One of the primary successes has been to put Imperial in touch with games companies who are interested in working with academics to push AI research in useful directions. Three British firms, including Rebellion and indie legends Introversion, are co-operating with Imperial on funded research projects.

There was, however, a further, rather more mundane reason for Imperial to become interested in games. "We want to do things which demonstrate our own interest in things which lots of our students are interested in," admits Kelly. "For lots of grey-haired academics, games are a completely foreign world - we wanted to build some bridges there."

Working with games companies has been an "interesting rollercoaster", says Kelly. "Our early engagement showed that things were not right, that the games industry didn't have much of an idea of how they might engage with academics."

Part of that problem is straightforward. Focused on the next milestone, the next deadline or the next launch window, games companies rarely spend much time thinking about problems to which they don't know the solution - yet those are exactly the problems which get academics out of bed in the morning.

"One type of enquiry we get is where a question is already solved, and you can just point them to some research, or consult for them, or send over some software," explains Colton. "That's not really what we're interested in - we want problems that don't have obvious solutions, something where we fundamentally don't know the answer so we have to do lots of experimentation, lots of old-style research."

"Whenever I give talks to games people," he continues, "They say things like, 'But that's really difficult, I can't imagine a solution to that.' I say, 'Yes! Exactly! That's why it's research! That's exactly what we're here for.' Most problems within games companies can be solved with enough manpower - we want to talk about fundamental problems, when we don't even know how to phrase the question properly yet, let alone what the answer might be. If games companies can think about things in that way and then come to us, the potential is immense."

Imperial is confident that the research it's undertaking now with games companies such as Rebellion - and which it hopes to undertake in future with other firms ("We could see a bit more of the bigger players," Kelly muses, observing that their contact thus far has largely been with small- to medium-sized British developers) will help to shape the future of video games. Work such as that undertaken by PhD student Robin Baumgarten, who created the dynamically adapting Pac-Man game mentioned earlier, has obvious, near-term practical applications.

"You buy the game and someone else buys the game, and within a week, you're playing two different games because it's adapted to your playing style," says Colton. "But developers don't know how best to do that, so it's a great research project."

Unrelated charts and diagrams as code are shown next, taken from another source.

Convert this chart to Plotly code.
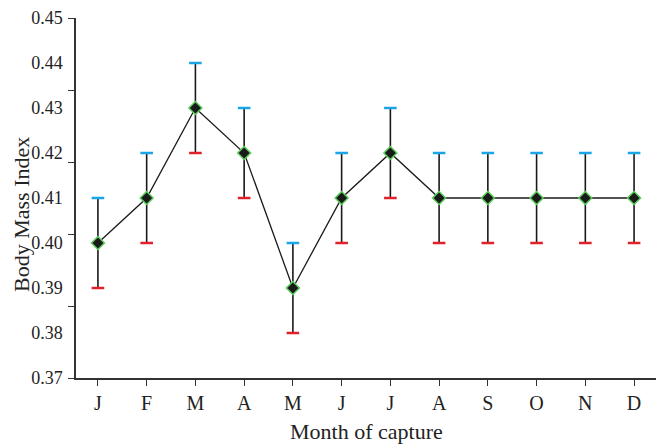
import plotly.graph_objects as go

months = ["J", "F", "M", "A", "M", "J", "J", "A", "S", "O", "N", "D"]
bmi = [0.40, 0.41, 0.43, 0.42, 0.39, 0.41, 0.42, 0.41, 0.41, 0.41, 0.41, 0.41]
err = [0.01, 0.01, 0.01, 0.01, 0.01, 0.01, 0.01, 0.01, 0.01, 0.01, 0.01, 0.01]
ytick_labels = [0.37, 0.38, 0.39, 0.40, 0.41, 0.42, 0.43, 0.44, 0.45]
ytick_marks = [0.37, 0.386, 0.402, 0.418, 0.434, 0.45]

x = list(range(len(months)))
upper = [v + e for v, e in zip(bmi, err)]
lower = [v - e for v, e in zip(bmi, err)]

FONT = "Liberation Serif"

fig = go.Figure()
fig.add_trace(go.Scatter(
    x=x, y=bmi, mode="lines+markers",
    line=dict(color="#1a1a1a", width=1.3),
    marker=dict(symbol="diamond", size=10, color="#1a1a1a",
                line=dict(color="#5ccc5c", width=1.5)),
    error_y=dict(type="data", array=err, visible=True, color="#1a1a1a",
                 thickness=1.6, width=0),
    showlegend=False,
))
fig.add_trace(go.Scatter(
    x=x, y=upper, mode="markers",
    marker=dict(symbol="line-ew", size=9, line=dict(color="#1aa6e6", width=2.5)),
    showlegend=False,
))
fig.add_trace(go.Scatter(
    x=x, y=lower, mode="markers",
    marker=dict(symbol="line-ew", size=9, line=dict(color="#e0202a", width=2.5)),
    showlegend=False,
))
# invisible trace for tick-mark axis
fig.add_trace(go.Scatter(x=[x[0]], y=[bmi[0]], yaxis="y2", mode="markers",
                         marker=dict(opacity=0), showlegend=False, hoverinfo="skip"))

fig.update_layout(
    width=662, height=438,
    margin=dict(l=68, r=14, t=10, b=68),
    paper_bgcolor="white", plot_bgcolor="white",
    font=dict(family=FONT, color="#222", size=18),
    xaxis=dict(
        range=[-0.45, len(months) - 0.55],
        tickmode="array", tickvals=x, ticktext=months,
        showline=True, linecolor="#333", linewidth=1.5,
        ticks="outside", ticklen=6, tickcolor="#333", tickwidth=1.3,
        showgrid=False, zeroline=False, automargin=False,
        tickfont=dict(family=FONT, size=20, color="#222"),
    ),
    yaxis=dict(
        range=[0.37, 0.45],
        tickmode="array", tickvals=ytick_labels,
        ticktext=[f"{v:.2f}" for v in ytick_labels],
        showline=True, linecolor="#333", linewidth=1.5,
        ticks="", showgrid=False, zeroline=False, automargin=False,
        ticklabelstandoff=8, ticklabeloverflow="allow",
        tickfont=dict(family=FONT, size=18, color="#222"),
    ),
    yaxis2=dict(
        range=[0.37, 0.45], overlaying="y", side="left",
        tickmode="array", tickvals=ytick_marks, automargin=False,
        ticks="outside", ticklen=7, tickcolor="#333", tickwidth=1.3,
        showticklabels=False, showline=False, showgrid=False, zeroline=False,
    ),
    annotations=[
        dict(text="Month of capture", xref="paper", yref="paper",
             x=0.5, y=-0.15, xanchor="center", yanchor="middle", showarrow=False,
             font=dict(family=FONT, size=22, color="#222")),
        dict(text="Body Mass Index", xref="paper", yref="paper",
             x=-0.093, y=0.453, xanchor="center", yanchor="middle", showarrow=False,
             textangle=-90, font=dict(family=FONT, size=22, color="#222")),
    ],
)

fig.write_html("out.html")
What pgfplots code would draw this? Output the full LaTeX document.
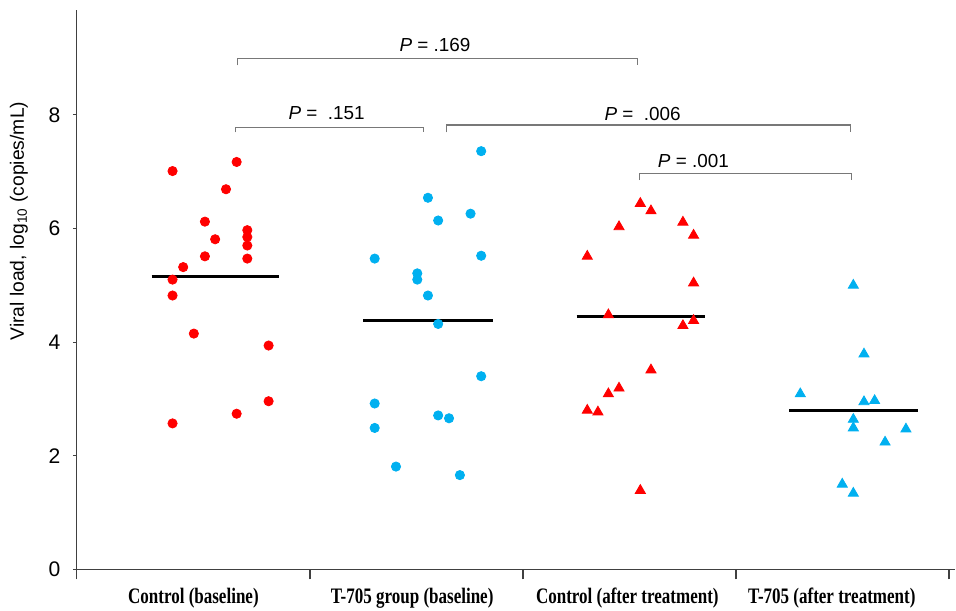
\documentclass[border=0pt]{standalone}
\usepackage{fontspec}
\setmainfont{Liberation Sans}
\newfontfamily\timescond{Liberation Serif}[FakeStretch=0.77]
\usepackage{pgfplots}
\pgfplotsset{compat=1.18}
\definecolor{cred}{RGB}{255,0,0}
\definecolor{cblue}{RGB}{0,176,240}
\definecolor{brk}{RGB}{120,120,120}
\begin{document}
\begin{tikzpicture}
\begin{axis}[
  scale only axis, width=437.5pt, height=278.5pt,
  xmin=-0.594, xmax=3.53, ymin=0, ymax=9.84,
  axis x line*=bottom, axis y line*=left,
  axis line style={black!75, line width=0.6pt},
  tick style={black!75, line width=0.6pt},
  tick align=outside,
  xtick style={/pgfplots/major tick length=5pt},
  ytick style={/pgfplots/major tick length=2pt},
  xtick={-0.594,0.5,1.5,2.5,3.5}, xticklabels={},
  ytick={0,2,4,6,8},
  /pgf/number format/assume math mode=true,
  yticklabel style={font=\fontsize{10.5}{12}\selectfont, xshift=-0.5pt},
  extra x ticks={-0.047,0.98,1.99,2.95},
  extra x tick labels={Control (baseline),T-705 group (baseline),Control (after treatment),T-705 (after treatment)},
  extra x tick style={tick style={draw=none}, tick label style={font=\timescond\bfseries\fontsize{11}{12}\selectfont, yshift=-1.5pt}},
  clip=false,
]
% Control (baseline)
\addplot[only marks, mark=*, mark size=2.3pt, cred, mark options={draw=cred, fill=cred}] coordinates {
(-0.145,7.01) (0.156,7.17) (0.106,6.69) (0.007,6.12) (0.055,5.81) (0.206,5.97)
(0.206,5.85) (0.206,5.70) (0.007,5.51) (0.206,5.47) (-0.095,5.32) (-0.145,5.10)
(-0.145,4.82) (-0.045,4.15) (0.306,3.94) (0.306,2.96) (0.156,2.74) (-0.145,2.57)
};
% T-705 group (baseline)
\addplot[only marks, mark=*, mark size=2.3pt, cblue, mark options={draw=cblue, fill=cblue}] coordinates {
(1.304,7.36) (1.054,6.54) (1.254,6.26) (1.102,6.14) (0.804,5.47) (1.304,5.52)
(1.004,5.21) (1.004,5.10) (1.054,4.82) (1.102,4.32) (1.304,3.40) (0.804,2.92)
(1.102,2.71) (1.153,2.66) (0.804,2.49) (0.904,1.81) (1.204,1.66)
};
% Control (after treatment)
\addplot[only marks, mark=triangle*, mark size=2.9pt, cred, mark options={draw=cred, fill=cred}] coordinates {
(2.051,6.44) (2.101,6.31) (1.951,6.03) (2.251,6.11) (2.301,5.88) (1.802,5.51)
(2.301,5.04) (1.901,4.48) (2.301,4.38) (2.251,4.29) (2.101,3.51) (1.951,3.19)
(1.901,3.09) (1.802,2.80) (1.852,2.77) (2.051,1.39)
};
% T-705 (after treatment)
\addplot[only marks, mark=triangle*, mark size=2.9pt, cblue, mark options={draw=cblue, fill=cblue}] coordinates {
(3.051,5.00) (3.101,3.79) (2.802,3.09) (3.101,2.95) (3.151,2.97) (3.051,2.64)
(3.051,2.49) (3.298,2.47) (3.200,2.24) (2.999,1.50) (3.051,1.34)
};
% medians
\addplot[black, line width=1.4pt, no marks] coordinates {(-0.243,5.16) (0.356,5.16)};
\addplot[black, line width=1.4pt, no marks] coordinates {(0.750,4.38) (1.358,4.38)};
\addplot[black, line width=1.4pt, no marks] coordinates {(1.752,4.45) (2.354,4.45)};
\addplot[black, line width=1.4pt, no marks] coordinates {(2.750,2.79) (3.353,2.79)};
% brackets
\draw[brk, line width=0.7pt] (axis cs:0.159,8.87) -- (axis cs:0.159,8.99) -- (axis cs:2.037,8.99) -- (axis cs:2.037,8.87);
\draw[brk, line width=0.7pt] (axis cs:0.151,7.69) -- (axis cs:0.151,7.78) -- (axis cs:1.032,7.78) -- (axis cs:1.032,7.69);
\draw[brk, line width=0.7pt] (axis cs:1.142,7.69) -- (axis cs:1.142,7.82) -- (axis cs:3.038,7.82) -- (axis cs:3.038,7.69);
\draw[brk, line width=0.7pt] (axis cs:2.046,6.85) -- (axis cs:2.046,6.97) -- (axis cs:3.043,6.97) -- (axis cs:3.043,6.85);
\node[font=\fontsize{9.4}{11}\selectfont] at (axis cs:1.087,9.22) {\textit{P} = .169};
\node[font=\fontsize{9.4}{11}\selectfont] at (axis cs:0.578,8.03) {\textit{P} =\ \ .151};
\node[font=\fontsize{9.4}{11}\selectfont] at (axis cs:2.062,8.02) {\textit{P} =\ \ .006};
\node[font=\fontsize{9.4}{11}\selectfont] at (axis cs:2.300,7.19) {\textit{P} = .001};
% y label
\node[rotate=90, font=\fontsize{9.6}{11}\selectfont] at (axis cs:-0.866,6.13) {Viral load, log\textsubscript{10} (copies/mL)};
\coordinate (bbl) at (axis cs:-0.955,-0.724);
\coordinate (btr) at (axis cs:3.533,10.02);
\end{axis}
\pgfresetboundingbox
\path (bbl) rectangle (btr);
\end{tikzpicture}
\end{document}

Yet for all that, the university's researchers seem unanimous on one point, perhaps surprisingly. While they'd love to engage more with the games business, the industry also needs to look to itself and start recognising the value of fundamental research - rather than constantly fixing its eyes on the next deadline.

"They absolutely have to develop a culture of research and development, like other big industries do - like the pharmaceutical industry does, or the telecoms industry does," says Colton. We discuss the Google model, where the company gives its employees 20 per cent of their time to work on their own projects. This approach has created major products for Google, including the near-ubiquitous Gmail.

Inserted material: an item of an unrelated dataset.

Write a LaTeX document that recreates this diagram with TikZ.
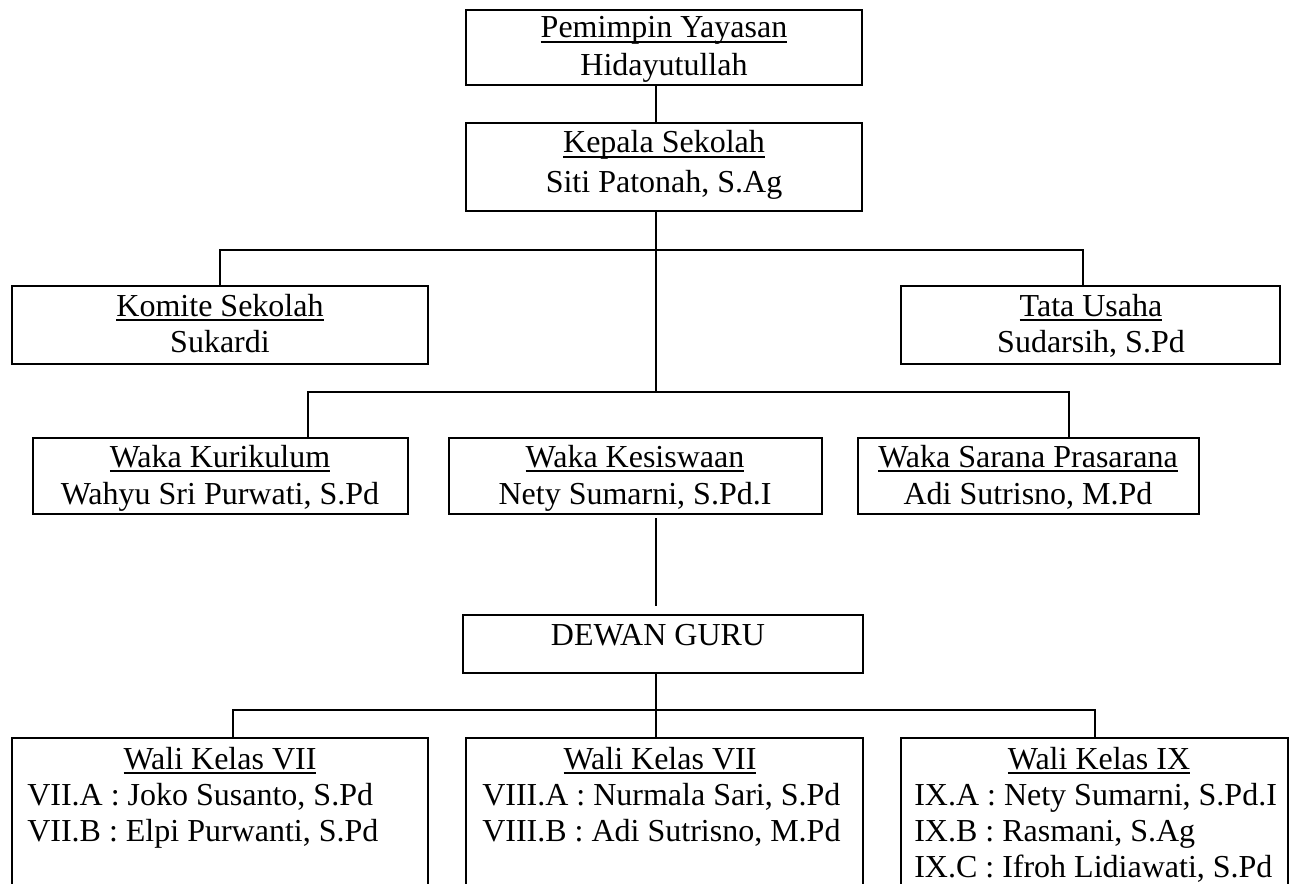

"That would be amazing," Colton says. "They need to see past the next game - it's damaging, how much everything is focused on that next launch."

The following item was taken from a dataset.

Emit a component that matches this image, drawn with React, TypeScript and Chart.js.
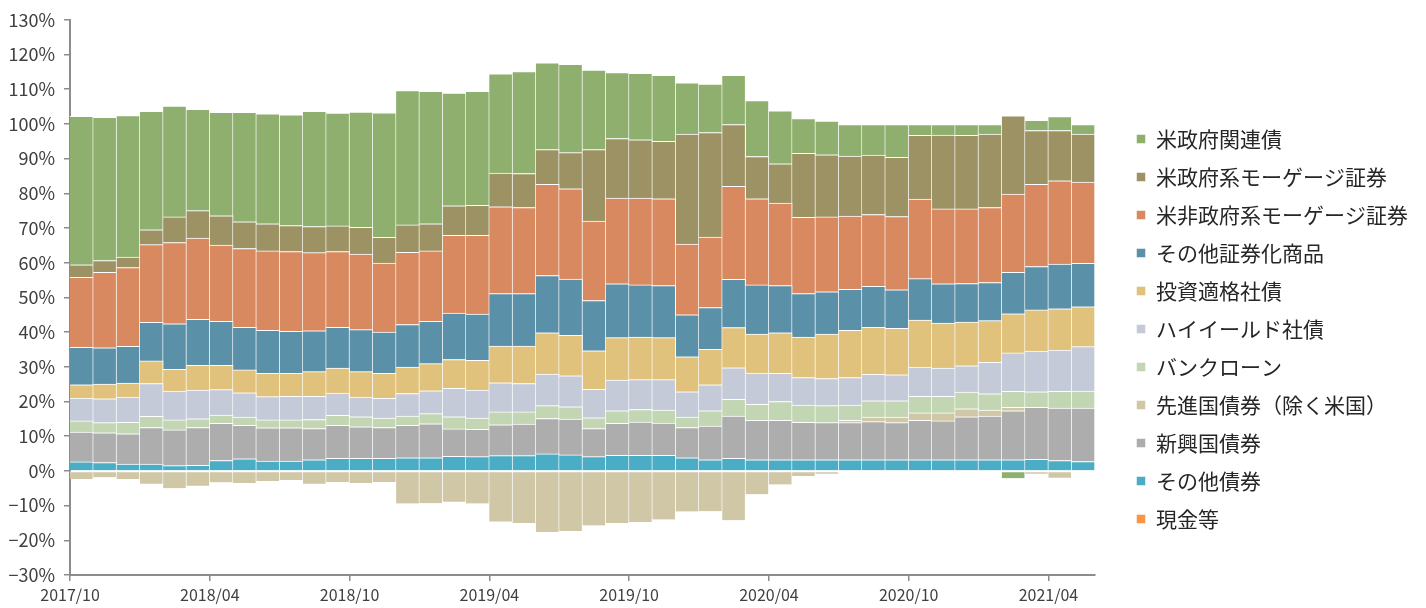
import React, { useEffect, useRef } from 'react';
import { Chart, registerables } from 'chart.js';
Chart.register(...registerables);

const months = [
  '2017/10','2017/11','2017/12','2018/01','2018/02','2018/03','2018/04','2018/05','2018/06','2018/07','2018/08','2018/09',
  '2018/10','2018/11','2018/12','2019/01','2019/02','2019/03','2019/04','2019/05','2019/06','2019/07','2019/08','2019/09',
  '2019/10','2019/11','2019/12','2020/01','2020/02','2020/03','2020/04','2020/05','2020/06','2020/07','2020/08','2020/09',
  '2020/10','2020/11','2020/12','2021/01','2021/02','2021/03','2021/04','2021/05'
];

const cash = [0,0,0,0,0,0,0,0,0,0,0,0,0,0,0,0,0,0,0,0,0,0,0,0,0,0,0,0,0,0,0,0,0,0,0,0,0,0,0,0,0,0,0,0];
const otherBonds = [2.6,2.4,2.0,2.0,1.5,1.6,3.0,3.5,2.8,2.8,3.2,3.6,3.6,3.6,3.8,3.8,4.2,4.1,4.4,4.4,4.9,4.6,4.1,4.5,4.5,4.5,3.8,3.2,3.6,3.2,3.2,3.2,3.2,3.2,3.2,3.2,3.2,3.2,3.2,3.2,3.2,3.3,3.0,2.7];
const emBonds = [8.6,8.6,8.7,10.5,10.3,10.9,10.7,9.6,9.6,9.6,9.0,9.5,9.1,8.9,9.3,9.8,7.9,7.9,8.9,9.1,10.2,10.3,8.1,9.2,9.6,9.3,8.7,9.7,12.2,11.4,11.4,10.8,10.7,10.7,11.0,10.7,11.4,11.2,12.4,12.6,14.1,15.0,15.1,15.4];
const dmBonds = [-2.3,-1.8,-2.3,-3.7,-5.0,-4.3,-3.3,-3.5,-2.9,-2.6,-3.7,-3.2,-3.5,-3.2,-9.4,-9.3,-8.9,-9.4,-14.6,-15.0,-17.6,-17.3,-15.7,-15.0,-14.7,-14.0,-11.7,-11.6,-14.2,-6.7,-3.9,-1.5,-0.8,0.7,1.3,1.6,2.1,2.3,2.3,1.7,1.0,-0.8,-2.0,0];
const bankLoans = [3.2,2.9,3.3,3.2,2.9,2.5,2.4,2.4,2.3,2.3,2.6,2.9,2.9,2.7,2.7,2.9,3.5,3.2,3.7,3.5,3.7,3.6,3.1,3.6,3.6,3.7,3.0,4.4,4.8,4.6,5.4,5.0,4.9,4.4,4.7,4.7,4.8,4.8,4.8,4.7,4.6,4.5,4.8,4.9];
const highYield = [6.6,6.9,7.3,9.5,8.3,8.3,7.3,7.0,6.7,6.8,6.7,6.4,5.7,5.7,6.5,6.6,8.2,8.1,8.4,8.2,9.1,8.9,8.2,8.9,8.6,8.8,7.3,7.5,9.1,9.0,8.1,7.9,7.8,7.9,7.6,7.5,8.4,8.1,7.6,9.1,11.1,11.7,11.9,12.8];
const investGrade = [3.8,4.2,4.0,6.5,6.3,7.1,7.0,6.6,6.7,6.6,7.1,7.2,7.3,7.2,7.6,7.8,8.3,8.6,10.6,10.8,11.9,11.7,11.1,12.2,12.3,12.1,10.1,10.2,11.6,11.2,11.7,11.7,12.8,13.6,13.6,13.4,13.6,13.0,12.6,12.0,11.3,11.9,11.9,11.5];
const otherSecuritized = [10.8,10.5,10.6,11.1,13.1,13.3,12.7,12.3,12.4,12.1,11.8,11.8,12.1,11.9,12.3,12.2,13.4,13.3,15.1,15.1,16.5,16.2,14.5,15.5,15.0,15.0,12.1,12.1,13.9,14.2,13.6,12.5,12.2,11.8,11.8,11.1,11.9,11.3,11.1,11.0,11.9,12.5,12.9,12.5];
const nonAgencyMbs = [20.2,21.7,22.7,22.4,23.4,23.4,22.0,22.7,22.9,23.0,22.5,21.8,21.8,19.9,20.8,20.3,22.4,22.7,25.0,24.8,26.3,26.0,22.9,24.7,25.0,25.0,20.4,20.3,26.8,24.8,23.8,22.0,21.6,21.1,20.7,21.1,22.9,21.6,21.5,21.6,22.6,23.7,24.0,23.4];
const agencyMbs = [3.6,3.4,3.0,4.3,7.4,7.9,8.4,7.7,7.8,7.5,7.5,7.4,7.7,7.4,7.9,7.8,8.5,8.6,9.7,9.8,10.0,10.4,20.6,17.2,16.8,16.6,31.7,30.1,17.8,12.2,11.3,18.4,17.9,17.3,17.1,17.1,18.4,21.3,21.2,21.2,22.5,15.5,14.5,13.9];
const agencyDebt = [42.8,41.3,40.8,34.1,31.9,29.2,29.8,31.5,31.7,31.9,33.2,32.5,33.2,35.9,38.7,38.2,32.5,32.9,28.6,29.4,25.0,25.5,22.9,19.0,19.2,19.0,14.7,14.0,14.2,16.1,15.3,10.0,9.7,9.1,8.8,9.4,3.1,3.0,3.1,2.7,-2.1,2.9,4.0,2.7];

const seriesNames = ['現金等','その他債券','新興国債券','先進国債券（除く米国）','バンクローン','ハイイールド社債','投資適格社債','その他証券化商品','米非政府系モーゲージ証券','米政府系モーゲージ証券','米政府関連債'];
const seriesColors = ['#F79646','#4BACC6','#ADADAD','#CFC7A6','#C3D6B3','#C5CAD9','#E1C27C','#5B90A9','#D8895F','#9C9264','#8FAF6E'];
const seriesData = [cash, otherBonds, emBonds, dmBonds, bankLoans, highYield, investGrade, otherSecuritized, nonAgencyMbs, agencyMbs, agencyDebt];

const FONT = "'Noto Sans CJK JP', 'Noto Sans', sans-serif";
const AXIS = '#8c8c8c';

export default function App() {
  const ref = useRef<HTMLCanvasElement>(null);
  useEffect(() => {
    const chart = new Chart(ref.current as HTMLCanvasElement, {
      type: 'bar',
      data: {
        labels: months,
        datasets: seriesData.map((d, i) => ({
          label: seriesNames[i],
          data: d,
          backgroundColor: seriesColors[i],
          borderColor: '#ffffff',
          borderWidth: { top: 1, right: 1, bottom: 0, left: 0 },
          borderSkipped: false,
          barPercentage: 1,
          categoryPercentage: 1,
        })),
      },
      options: {
        animation: false,
        responsive: true,
        maintainAspectRatio: false,
        layout: { padding: { top: 17, right: 8, left: 0, bottom: 0 } },
        plugins: {
          tooltip: { enabled: false },
          legend: {
            position: 'right',
            reverse: true,
            title: { display: true, text: ' ', font: { size: 10 }, padding: { top: 10, bottom: 11 } },
            labels: {
              boxWidth: 9,
              boxHeight: 9,
              padding: 17,
              color: '#262626',
              font: { family: FONT, size: 21 },
            },
          },
        },
        scales: {
          x: {
            stacked: true,
            offset: true,
            afterFit: (s: any) => { s.height = 33; },
            grid: {
              offset: true,
              drawOnChartArea: false,
              drawTicks: true,
              tickLength: 6,
              lineWidth: 1.5,
              color: (c: any) => (c.index % 6 === 0 ? AXIS : 'rgba(0,0,0,0)'),
            },
            border: { color: AXIS, width: 2 },
            ticks: {
              autoSkip: false,
              maxRotation: 0,
              minRotation: 0,
              padding: 4,
              labelOffset: -11.6,
              color: '#404040',
              font: { family: FONT, size: 16 },
              callback: (_v: any, i: number) => (i % 6 === 0 ? months[i] : ''),
            },
          },
          y: {
            stacked: true,
            min: -30,
            max: 130,
            afterFit: (s: any) => { s.width = 70; },
            grid: {
              drawOnChartArea: false,
              drawTicks: true,
              tickLength: 6,
              lineWidth: 1.5,
              color: AXIS,
            },
            border: { color: AXIS, width: 2 },
            ticks: {
              stepSize: 10,
              padding: 9,
              color: '#404040',
              font: { family: FONT, size: 18 },
              callback: (v: any) => (v < 0 ? '\u2212' + Math.abs(v) : String(v)) + '%',
            },
          },
          spacer: {
            type: 'linear',
            position: 'right',
            display: false,
            afterFit: (s: any) => { s.width = 24.5; },
          },
        },
      },
    } as any);
    return () => chart.destroy();
  }, []);
  return (
    <div style={{ position: 'fixed', left: 0, top: 0, width: 1426, height: 608, background: '#ffffff' }}>
      <canvas ref={ref} />
    </div>
  );
}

But he admits that sadly, that's a pipe-dream for most of today's financially constrained developers. It could well be that the future of gaming is not being brewed up in a gleaming development office somewhere on a sterile industrial park in California. Instead, it could be coming to life in a bedsit flat, the work of a PhD student who is busily doing research that the games industry can't afford, can't spare the time for and perhaps doesn't even know that it needs.